begin
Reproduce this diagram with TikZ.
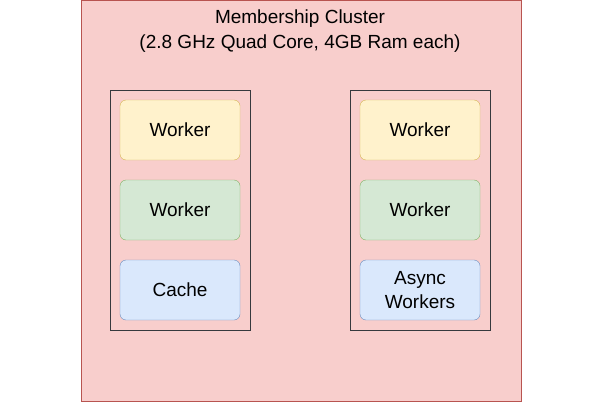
\documentclass[tikz,border=0pt]{standalone}
\usepackage{fontspec}
\setmainfont{Liberation Sans}
\usetikzlibrary{positioning}
\definecolor{clfill}{HTML}{F8CECC}
\definecolor{cldraw}{HTML}{B85450}
\definecolor{yfill}{HTML}{FFF2CC}
\definecolor{ydraw}{HTML}{D6B656}
\definecolor{gfill}{HTML}{D5E8D4}
\definecolor{gdraw}{HTML}{82B366}
\definecolor{bfill}{HTML}{DAE8FC}
\definecolor{bdraw}{HTML}{6C8EBF}
\definecolor{boxdraw}{HTML}{36393D}
\tikzset{
	unit/.style n args={2}{
		rectangle, rounded corners=6pt,
		minimum width=120pt, minimum height=60pt,
		fill=#1, draw=#2, align=center,
		font=\fontsize{19}{24}\selectfont,
		},
	column/.style={
		rectangle, draw=boxdraw,
		minimum width=140pt, minimum height=240pt,
		}
	}
\begin{document}
\begin{tikzpicture}[x=1pt,y=-1pt]
	\useasboundingbox (0,0) rectangle (601,401);
	\node (cluster) [rectangle, fill=clfill, draw=cldraw, minimum width=440pt, minimum height=400pt, anchor=north west] at (80.5,0.5) {};
	\node (title) [align=center, font=\fontsize{19}{25}\selectfont] at (300,31) {Membership Cluster\\(2.8 GHz Quad Core, 4GB Ram each)};
	\node (left)  [column] at (180,210) {};
	\node (right) [column] at (420,210) {};
	\node (lw1) [unit={yfill}{ydraw}] at (180,130) {Worker};
	\node (lw2) [unit={gfill}{gdraw}] at (180,210) {Worker};
	\node (lc)  [unit={bfill}{bdraw}] at (180,290) {Cache};
	\node (rw1) [unit={yfill}{ydraw}] at (420,130) {Worker};
	\node (rw2) [unit={gfill}{gdraw}] at (420,210) {Worker};
	\node (ra)  [unit={bfill}{bdraw}] at (420,290) {Async\\Workers};
\end{tikzpicture}
\end{document}
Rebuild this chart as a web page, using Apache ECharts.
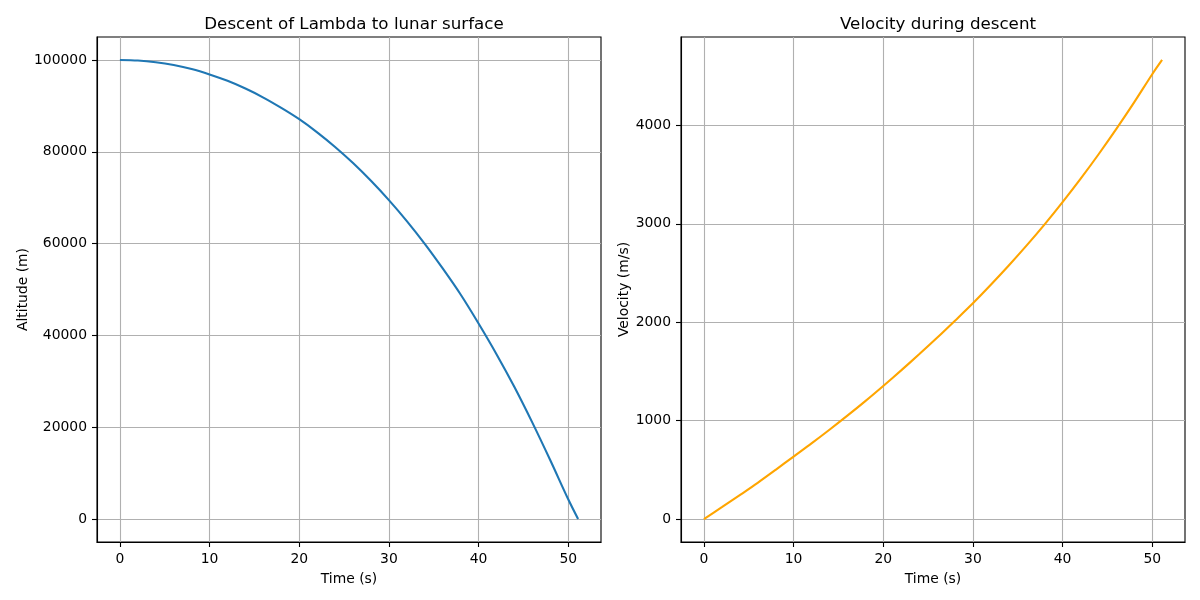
<!DOCTYPE html>
<html>
<head>
<meta charset="utf-8">
<title>Lunar descent</title>
<script src="https://cdn.jsdelivr.net/npm/echarts@6/dist/echarts.min.js"></script>
<style>
    html, body { margin: 0; padding: 0; background: #fff; }
    #chart { width: 1200px; height: 600px; }
</style>
</head>
<body>
<div id="chart"></div>
<script>
// values
var times = [0, 2, 4, 6, 8, 10, 12, 14, 16, 18, 20, 22, 24, 26, 28, 30, 32, 34, 36, 38, 40, 42, 44, 46, 48, 50, 51.1];
var altitude = [100000, 99880, 99510, 98900, 98030, 96850, 95450, 93770, 91810, 89560, 87100, 84240, 81050, 77540, 73680, 69470, 64900, 59940, 54580, 48900, 42590, 35910, 28750, 21000, 12800, 4300, 0];
var velocity = [0, 120, 243, 368, 500, 635, 769, 908, 1051, 1199, 1353, 1511, 1674, 1842, 2016, 2193, 2381, 2577, 2781, 2995, 3221, 3457, 3705, 3965, 4237, 4521, 4666];

var timeTicks = [0, 10, 20, 30, 40, 50];
var altTicks = [0, 20000, 40000, 60000, 80000, 100000];
var velTicks = [0, 1000, 2000, 3000, 4000];

var FONT = 'DejaVu Sans';

function pairs(xs, ys) {
    var out = [];
    for (var i = 0; i < xs.length; i++) {
        out.push([xs[i], ys[i]]);
    }
    return out;
}

// matplotlib style: 5% margins around the data
function pad(lo, hi) {
    var d = (hi - lo) * 0.05;
    return { min: lo - d, max: hi + d };
}

// plain numbers, no thousands separator
function plain(v) {
    return String(v);
}

var tRange = pad(0, 51.1);
var altRange = pad(0, 100000);
var velRange = pad(0, 4666);

function xAxisFor(gridIndex) {
    return {
        type: 'value',
        gridIndex: gridIndex,
        min: tRange.min,
        max: tRange.max,
        name: 'Time (s)',
        nameLocation: 'middle',
        nameGap: 30,
        nameTextStyle: { fontFamily: FONT, fontSize: 13.9, color: '#000' },
        axisLine: { show: true, onZero: false, lineStyle: { color: '#000', width: 1.1 } },
        axisTick: { show: true, length: 5, customValues: timeTicks, lineStyle: { color: '#000', width: 1.1 } },
        axisLabel: { customValues: timeTicks, formatter: plain, margin: 10, fontFamily: FONT, fontSize: 13.9, color: '#000' },
        splitLine: { show: true, lineStyle: { color: '#b0b0b0', width: 1.1 } }
    };
}

function yAxisFor(gridIndex, range, ticks, name, gap) {
    return {
        type: 'value',
        gridIndex: gridIndex,
        min: range.min,
        max: range.max,
        name: name,
        nameLocation: 'middle',
        nameGap: gap,
        nameTextStyle: { fontFamily: FONT, fontSize: 13.9, color: '#000' },
        axisLine: { show: true, onZero: false, lineStyle: { color: '#000', width: 1.1 } },
        axisTick: { show: true, length: 5, customValues: ticks, lineStyle: { color: '#000', width: 1.1 } },
        axisLabel: { customValues: ticks, formatter: plain, margin: 10, fontFamily: FONT, fontSize: 13.9, color: '#000' },
        splitLine: { show: true, lineStyle: { color: '#b0b0b0', width: 1.1 } }
    };
}

var myChart = echarts.init(document.getElementById('chart'), null, { renderer: 'canvas' });

var option = {
    animation: false,
    backgroundColor: '#fff',
    title: [{
        text: 'Descent of Lambda to lunar surface',
        left: 349,
        top: 11,
        textAlign: 'center',
        textStyle: { fontFamily: FONT, fontSize: 16.7, fontWeight: 'normal', color: '#000' }
    }, {
        text: 'Velocity during descent',
        left: 933,
        top: 11,
        textAlign: 'center',
        textStyle: { fontFamily: FONT, fontSize: 16.7, fontWeight: 'normal', color: '#000' }
    }],
    grid: [
        { left: 97, right: 599, top: 37, bottom: 58, show: true, borderColor: '#000', borderWidth: 1.1, backgroundColor: 'transparent' },
        { left: 681, right: 15, top: 37, bottom: 58, show: true, borderColor: '#000', borderWidth: 1.1, backgroundColor: 'transparent' }
    ],
    xAxis: [xAxisFor(0), xAxisFor(1)],
    yAxis: [
        yAxisFor(0, altRange, altTicks, 'Altitude (m)', 64),
        yAxisFor(1, velRange, velTicks, 'Velocity (m/s)', 50)
    ],
    series: [{
        type: 'line',
        xAxisIndex: 0,
        yAxisIndex: 0,
        data: pairs(times, altitude),
        smooth: 0.3,
        showSymbol: false,
        lineStyle: { color: '#1f77b4', width: 2.1 },
        itemStyle: { color: '#1f77b4' }
    }, {
        type: 'line',
        xAxisIndex: 1,
        yAxisIndex: 1,
        data: pairs(times, velocity),
        smooth: 0.3,
        showSymbol: false,
        lineStyle: { color: '#ffa500', width: 2.1 },
        itemStyle: { color: '#ffa500' }
    }]
};

myChart.setOption(option);
</script>
</body>
</html>
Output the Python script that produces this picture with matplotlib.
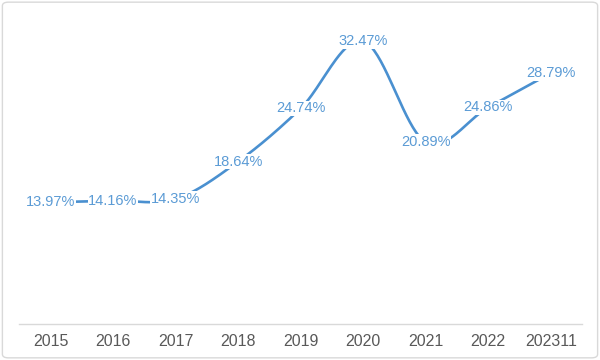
end
Pull every line containing "script" out of the records.

ANSWER TO THE PROBLEM:
<script src="https://cdn.jsdelivr.net/npm/echarts@6/dist/echarts.min.js"></script>
<script>
</script>
Output the Python script that produces this picture with matplotlib.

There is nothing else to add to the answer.